The best dispute resolution is the one that never happens. Careful contract drafting can prevent misunderstandings and make resolution easier if a conflict does arise. Consider including:

  • Clear, unambiguous language: Define all key terms and performance standards.
  • Dispute resolution clause: Specify a step-by-step process (e.g., negotiation, then mediation, then arbitration).
  • Choice of law and venue: Determine which state’s law governs and where disputes will be heard.
  • Arbitration or mediation clauses: Include specific rules and provider (e.g., AAA, JAMS).
  • Limitation of liability: Cap damages or exclude consequential damages.
  • Force majeure clause: Address unforeseen events that prevent performance.
  • Notice provisions: Require written notice of any dispute within a specified time.
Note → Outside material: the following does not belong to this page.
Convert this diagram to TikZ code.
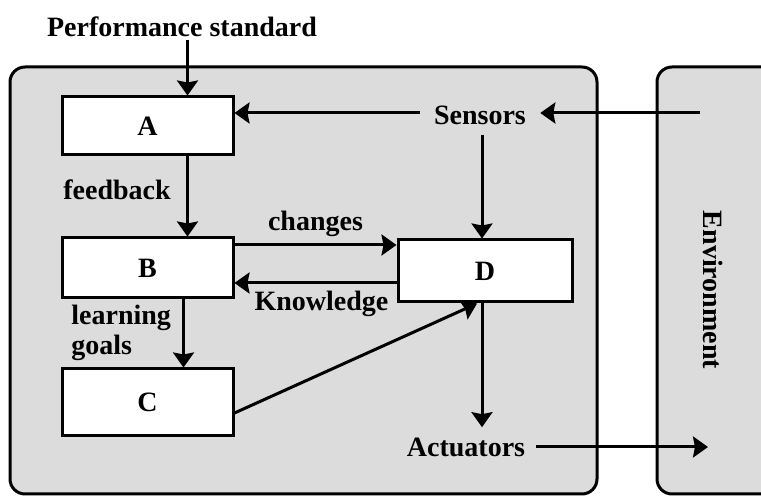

For a comprehensive guide on contract drafting, the International Association for Contract and Commercial Management (IACCM) provides industry best practices: World Commerce & Contracting.

Conclusion

Contract dispute resolution is a vital skill for anyone engaged in agreements. By understanding the available methods—negotiation, mediation, arbitration, and litigation—and the procedural steps involved, parties can navigate conflicts more effectively, saving time, money, and relationships. Proactive contract drafting further reduces the risk of disputes and ensures a clear path forward when disagreements arise.

Whether you are drafting a new contract or facing an existing conflict, seeking knowledgeable legal counsel and approaching the process with a problem-solving mindset will yield the best results. Disputes need not be destructive; with the right approach, they can be opportunities for clarification and improved collaboration.